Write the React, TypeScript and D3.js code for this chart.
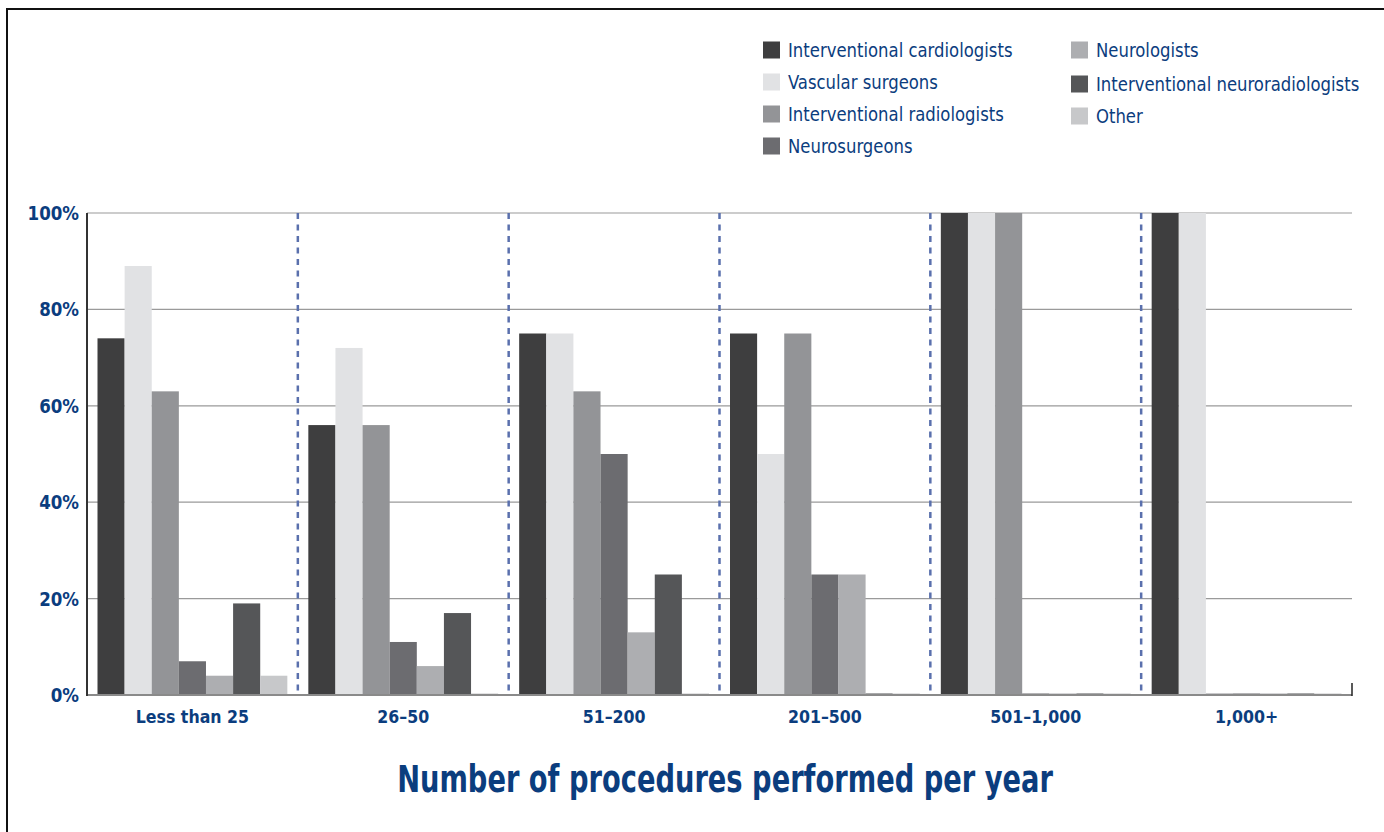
import React from "react";
import * as d3 from "d3";

const categories = ["Less than 25", "26–50", "51–200", "201–500", "501–1,000", "1,000+"];
const seriesNames = [
  "Interventional cardiologists",
  "Vascular surgeons",
  "Interventional radiologists",
  "Neurosurgeons",
  "Neurologists",
  "Interventional neuroradiologists",
  "Other",
];
const seriesColors = ["#3e3e3f", "#e1e2e4", "#939497", "#6c6c70", "#adaeb1", "#555658", "#c7c8ca"];
const interventionalCardiologists = [74, 56, 75, 75, 100, 100];
const vascularSurgeons = [89, 72, 75, 50, 100, 100];
const interventionalRadiologists = [63, 56, 63, 75, 100, 0];
const neurosurgeons = [7, 11, 50, 25, 0, 0];
const neurologists = [4, 6, 13, 25, 0, 0];
const interventionalNeuroradiologists = [19, 17, 25, 0, 0, 0];
const other = [4, 0, 0, 0, 0, 0];
const seriesValues = [
  interventionalCardiologists,
  vascularSurgeons,
  interventionalRadiologists,
  neurosurgeons,
  neurologists,
  interventionalNeuroradiologists,
  other,
];
const yTicks = [0, 20, 40, 60, 80, 100];
const title = "Number of procedures performed per year";

const W = 1384;
const H = 832;
const left = 87;
const right = 1352;
const top = 213;
const bottom = 695;
const BLUE = "#0b3d7e";
const FONT = "'DejaVu Sans Condensed', 'Liberation Sans Narrow', sans-serif";

function SText(props: {
  x: number;
  y: number;
  sx: number;
  size: number;
  anchor?: string;
  bold?: boolean;
  children: React.ReactNode;
}) {
  return (
    <text
      transform={`translate(${props.x},${props.y}) scale(${props.sx},1)`}
      textAnchor={props.anchor || "start"}
      fontSize={props.size}
      fontWeight={props.bold ? "bold" : "normal"}
      fill={BLUE}
    >
      {props.children}
    </text>
  );
}

export default function App() {
  const x0 = d3.scaleBand<string>().domain(categories).range([left, right]).padding(0);
  const bw = x0.bandwidth();
  const x1 = d3.scaleBand<string>().domain(seriesNames).range([10.5, bw - 10.5]).padding(0);
  const y = d3.scaleLinear().domain([0, 100]).range([bottom, top]);

  const legendPos = [
    { x: 763, y: 50 },
    { x: 763, y: 82 },
    { x: 763, y: 114 },
    { x: 763, y: 146 },
    { x: 1071, y: 50 },
    { x: 1071, y: 84 },
    { x: 1071, y: 116 },
  ];

  return (
    <svg
      width={W}
      height={H}
      style={{ position: "absolute", left: 0, top: 0, background: "#fff" }}
      fontFamily={FONT}
    >
      <rect x={0} y={0} width={W} height={H} fill="#fff" />
      <path d={`M7,${H} V9 H${W}`} fill="none" stroke="#111" strokeWidth={2} />

      {/* legend */}
      {seriesNames.map((s, i) => (
        <g key={s}>
          <rect
            x={legendPos[i].x}
            y={legendPos[i].y - 8.5}
            width={17}
            height={17}
            fill={seriesColors[i]}
          />
          <SText x={legendPos[i].x + 25} y={legendPos[i].y + 6.5} sx={0.94} size={19.5}>
            {s}
          </SText>
        </g>
      ))}

      {/* gridlines */}
      {yTicks.map((t) =>
        t > 0 ? (
          <line key={t} x1={left} x2={right} y1={y(t)} y2={y(t)} stroke="#9a9a9a" strokeWidth={1.2} />
        ) : null
      )}

      {/* y tick labels */}
      {yTicks.map((t) => (
        <SText key={"l" + t} x={79} y={y(t) + 7} sx={0.95} size={19.5} anchor="end" bold>
          {t}%
        </SText>
      ))}

      {/* bars */}
      {categories.map((c, ci) => (
        <g key={c} transform={`translate(${x0(c)},0)`}>
          {seriesNames.map((s, si) => {
            const v = seriesValues[si][ci];
            const h = Math.max(y(0) - y(v), 1.5);
            return (
              <rect
                key={s}
                x={x1(s)}
                y={y(0) - h}
                width={x1.bandwidth()}
                height={h}
                fill={seriesColors[si]}
              />
            );
          })}
        </g>
      ))}

      {/* dashed dividers */}
      {categories.slice(1).map((c) => (
        <line
          key={"d" + c}
          x1={x0(c)}
          x2={x0(c)}
          y1={top}
          y2={bottom}
          stroke="#5a70ad"
          strokeWidth={2.5}
          strokeDasharray="6,5.5"
        />
      ))}

      {/* axes */}
      <line x1={left} x2={right} y1={bottom} y2={bottom} stroke="#8a8a8a" strokeWidth={2} />
      <line x1={left} x2={left} y1={top} y2={bottom + 1} stroke="#333" strokeWidth={2} />
      <line x1={right} x2={right} y1={bottom - 12} y2={bottom + 1} stroke="#222" strokeWidth={1.5} />

      {/* category labels */}
      {categories.map((c) => (
        <SText
          key={"c" + c}
          x={(x0(c) as number) + bw / 2}
          y={723}
          sx={0.95}
          size={18.5}
          anchor="middle"
          bold
        >
          {c}
        </SText>
      ))}

      <SText x={725} y={792} sx={0.82} size={37} anchor="middle" bold>
        {title}
      </SText>
    </svg>
  );
}
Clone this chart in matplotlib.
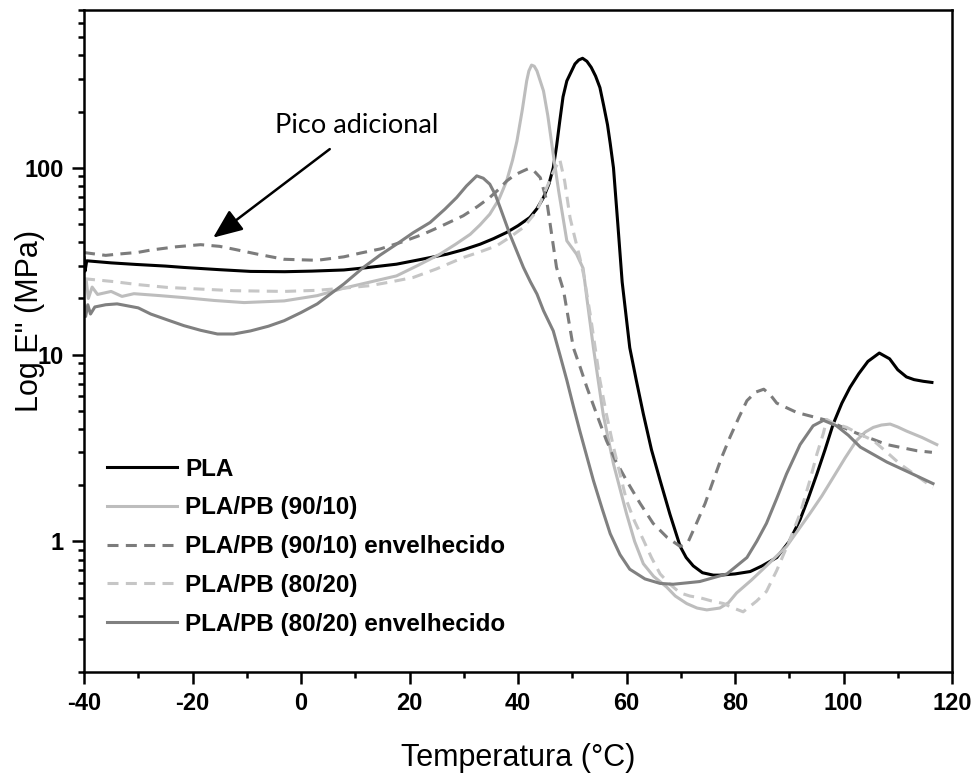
import matplotlib
matplotlib.use('Agg')
import matplotlib.pyplot as plt
from matplotlib.ticker import LogLocator, NullFormatter, FuncFormatter, MultipleLocator

# --- dados (Temperatura em °C, E'' em MPa) ---
t_pla = [-40, -39.8, -39.5, -35, -30.4, -25, -21.6, -15, -9.3, -3, 2, 7.9, 12, 17.6, 22, 26.9, 30, 33,
         35.5, 37.9, 40, 42.2, 43.5, 44.7, 45.7, 46.5, 47.1, 47.7, 48.3, 49, 50.5, 51.2, 51.9, 52.7,
         53.5, 54.3, 55.1, 55.8, 56.5, 57, 57.6, 58.4, 59.2, 60.6, 61.8, 63.1, 64.6, 66.2, 68, 69.9,
         71, 72.3, 74, 76, 77.2, 80, 82.8, 85, 87.7, 90, 92, 93.5, 95.1, 96.6, 98.1, 99.7, 101.2,
         102.8, 104.5, 106.6, 108.5, 110, 111.6, 113, 114.7, 116.3]
e_pla = [33, 28, 31.8, 31, 30.4, 29.8, 29.3, 28.5, 27.9, 27.8, 28, 28.4, 29.2, 30.5, 32.3, 34.5, 36.5, 39,
         41.8, 45.1, 49, 54.3, 60.5, 69.4, 82, 100, 130, 178, 240, 292, 360, 378, 386, 372,
         345, 310, 269, 215, 170, 135, 100, 50, 24.5, 10.9, 7.3, 4.82, 3.1, 2.12, 1.4, 0.94,
         0.82, 0.74, 0.68, 0.66, 0.66, 0.67, 0.69, 0.74, 0.82, 1.0, 1.31, 1.7, 2.3, 3.1, 4.25, 5.5, 6.68,
         7.9, 9.2, 10.2, 9.5, 8.3, 7.6, 7.35, 7.2, 7.1]

t_9010 = [-40, -39.6, -39.2, -38.5, -37.5, -35, -33, -30.8, -26, -21.6, -16, -10.5, -3.1, 3, 7.9, 12, 17.6,
          21.5, 25.6, 28.5, 31.2, 33, 34.8, 36.5, 37.9, 39, 39.8, 40.8, 41.6, 42, 42.5, 43, 43.5, 44.7,
          45.5, 46.5, 47.5, 49, 50.8, 52, 52.7, 53.9, 55.7, 57.6, 60, 61.5, 63.1, 65, 67.4, 69, 71.1,
          73, 74.8, 77.2, 78.8, 80.3, 83, 85.8, 89.5, 93.8, 96, 98.1, 100.3, 102.4, 104, 105.5, 107,
          108.6, 110, 111.6, 114.5, 117.2]
e_9010 = [22.4, 25, 20, 23, 21, 21.8, 20.5, 21.2, 20.7, 20.2, 19.5, 19.0, 19.4, 20.7, 22.7, 24.2, 26.4,
          30, 34.5, 39, 44.1, 49.5, 56.5, 68, 85, 110, 139, 205, 292, 330, 355, 350, 330, 258,
          190, 118, 75, 40.7, 34.5, 29, 20, 10.9, 4.8, 2.6, 1.41, 1.0, 0.76, 0.65, 0.57, 0.51, 0.465,
          0.44, 0.43, 0.44, 0.47, 0.53, 0.62, 0.74, 0.94, 1.41, 1.75, 2.2, 2.8, 3.47, 3.85, 4.08, 4.2,
          4.25, 4.1, 3.9, 3.6, 3.3]

t_9010_env = [-40, -36, -33.9, -30, -27.7, -23, -18.5, -15, -12.4, -8, -3.1, 3, 7.9, 11, 14.6, 18.5,
              22.5, 26, 29.9, 32.5, 34.8, 36.5, 37.9, 39.5, 41, 41.9, 43, 44.1, 45.3, 46.2, 47.1,
              48.4, 49.3, 50.2, 51.5, 52.7, 54.5, 56.3, 58, 60, 62.5, 64.9, 67.5, 69.9, 71.4, 72.9,
              74.5, 76, 77.5, 79.1, 80.7, 82.2, 83.8, 85.3, 86.5, 87.7, 91.4, 96.9, 102.4, 108,
              113.5, 116.3]
e_9010_env = [35.2, 34, 34.5, 35.3, 36.3, 37.8, 38.8, 38, 36.7, 34.5, 32.4, 32, 33.4, 35, 36.8, 40,
              44.1, 49, 55.4, 62, 69.4, 77, 85, 92, 96.4, 99, 96, 88.7, 66.6, 44.1, 29.3,
              22, 15.5, 10.9, 8.5, 6.68, 4.8, 3.47, 2.7, 2.12, 1.6, 1.25, 1.05, 0.94, 1.0, 1.25,
              1.6, 2.12, 2.8, 3.63, 4.6, 5.67, 6.3, 6.53, 6.1, 5.5, 4.9, 4.45, 3.8, 3.3,
              3.06, 3.0]

t_8020 = [-40, -34.5, -30, -24.6, -18, -12.4, -3.1, 3, 7.9, 12.7, 16.5, 20.7, 25, 29.9, 33, 36.1, 38.5,
          41, 43.5, 45.3, 46.5, 47.7, 48.6, 49.6, 50.5, 51.4, 52.2, 52.7, 53.3, 54.2, 55.1, 56.3,
          57.6, 58.8, 60, 61.5, 63.1, 64.6, 66.2, 68, 69.9, 71.7, 73.5, 75.7, 77.9, 79.7, 81.5,
          82.8, 84, 85.8, 87.7, 90.1, 92, 93.8, 95.1, 96.3, 96.9, 98.1, 100.6, 103, 105.5, 108,
          110.4, 113, 115.9, 116.5]
e_8020 = [25.5, 24.6, 23.7, 22.9, 22.4, 22, 21.8, 22.1, 22.7, 23.4, 24.5, 25.9, 28.8, 33.1, 35.5, 38.3, 42.5,
          48, 58.9, 78.5, 95, 111, 85, 54, 42, 33, 26, 21, 16.5, 11, 7.3, 4.8,
          3.2, 2.3, 1.66, 1.28, 1.02, 0.82, 0.67, 0.59, 0.53, 0.51, 0.5, 0.48, 0.465, 0.44, 0.42,
          0.45, 0.48, 0.54, 0.7, 1.02, 1.41, 2.12, 2.94, 3.8, 4.5, 4.3, 4.08, 3.75, 3.47, 3.0,
          2.6, 2.3, 2.0, 1.95]

t_8020_env = [-40, -39.7, -39.3, -38.8, -38, -36, -33.9, -30, -27.7, -24.5, -21.6, -18.5, -15.4, -12.4,
              -9.3, -6, -3.1, 0, 3, 5.3, 7.9, 11.5, 14.5, 17.6, 20.7, 23.8, 26.5, 28.7, 30.5, 32.4,
              33.6, 34.8, 35.8, 36.7, 38.5, 41, 42.3, 43.5, 44.7, 46.5, 47.8, 49, 50.2, 51.4, 53.9,
              55.5, 57, 58.8, 60.6, 63.4, 66.2, 68.6, 71.1, 73.5, 78.5, 82.2, 84, 85.8, 87.7, 89.5,
              92, 94.4, 96.3, 98.7, 100.9, 103.1, 108, 112, 116.5]
e_8020_env = [19, 16, 18.5, 16.5, 18, 18.5, 18.7, 17.8, 16.5, 15.3, 14.3, 13.5, 12.9, 12.9,
              13.4, 14.2, 15.2, 16.8, 18.7, 21, 23.9, 29.3, 34, 39, 45, 51, 60, 69.4, 80, 90.6,
              88, 81.8, 72, 61.4, 44.1, 29.3, 24.5, 21.1, 17.2, 13.4, 9.8, 7.3, 5.3, 3.9, 2.12,
              1.5, 1.1, 0.85, 0.71, 0.63, 0.596, 0.59, 0.6, 0.61, 0.67, 0.82, 1.0, 1.25, 1.7, 2.3,
              3.3, 4.16, 4.45, 4.16, 3.7, 3.2, 2.66, 2.35, 2.04]

rotulos = ['PLA', 'PLA/PB (90/10)', 'PLA/PB (90/10) envelhecido',
           'PLA/PB (80/20)', 'PLA/PB (80/20) envelhecido']

# --- figura ---
plt.rcParams['font.family'] = ['Liberation Sans', 'DejaVu Sans']
plt.rcParams['axes.unicode_minus'] = False

fig = plt.figure(figsize=(9.74, 7.73), dpi=100)
ax = fig.add_axes([84 / 974, 1 - 672 / 773, 868 / 974, 662 / 773])

tracejado = (0, (3.6, 2.4))
ax.plot(t_pla, e_pla, color='black', lw=2.2, label=rotulos[0])
ax.plot(t_9010, e_9010, color='#bdbdbd', lw=2.2, label=rotulos[1])
ax.plot(t_9010_env, e_9010_env, color='#7c7c7c', lw=2.2, ls=tracejado, label=rotulos[2])
ax.plot(t_8020, e_8020, color='#c6c6c6', lw=2.2, ls=tracejado, label=rotulos[3])
ax.plot(t_8020_env, e_8020_env, color='#808080', lw=2.2, label=rotulos[4])

ax.set_yscale('log')
ax.set_xlim(-40, 120)
ax.set_ylim(0.2, 700)

ax.xaxis.set_major_locator(MultipleLocator(20))
ax.xaxis.set_minor_locator(MultipleLocator(10))
ax.yaxis.set_major_locator(LogLocator(base=10, numticks=10))
ax.yaxis.set_minor_locator(LogLocator(base=10, subs=range(2, 10), numticks=20))
ax.yaxis.set_major_formatter(FuncFormatter(lambda v, p: f'{v:g}'))
ax.yaxis.set_minor_formatter(NullFormatter())

ax.tick_params(which='both', direction='out', width=1.8, top=False, right=False)
ax.tick_params(which='major', length=8.5, labelsize=17, pad=6)
ax.tick_params(which='minor', length=4.5)
for lab in ax.get_xticklabels() + ax.get_yticklabels():
    lab.set_fontweight('bold')
for sp in ax.spines.values():
    sp.set_linewidth(1.8)

ax.set_xlabel('Temperatura (°C)', fontsize=22, labelpad=20)
ax.set_ylabel('Log E" (MPa)', fontsize=22)
ax.yaxis.set_label_coords(-0.045, 0.53)

ax.legend(loc='upper left', bbox_to_anchor=(0.026, 0.324), frameon=False,
          prop={'weight': 'bold', 'size': 17.5}, handlelength=2.9, handletextpad=0.33,
          labelspacing=0.65, borderaxespad=0, borderpad=0)

# --- anotação ---
ax.annotate('', xy=(-16.2, 42.3), xytext=(5.3, 126),
            arrowprops=dict(arrowstyle='-|>,head_length=0.6,head_width=0.25',
                            mutation_scale=30, lw=1.8, color='black', shrinkA=0, shrinkB=0))
ax.text(10.2, 154, 'Pico adicional', fontsize=19.5, family=['Lato', 'DejaVu Sans'],
        ha='center', va='baseline')

fig.savefig('out.png', dpi=100)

· · · · ·

Every line from the top of the entries through the line that holds "import * as" is to be quoted exactly, please, and nothing else; omit the pictures.

[EXERCISE ANSWER]
Write the React, TypeScript and D3.js code for this chart.
import React from "react";
import * as d3 from "d3";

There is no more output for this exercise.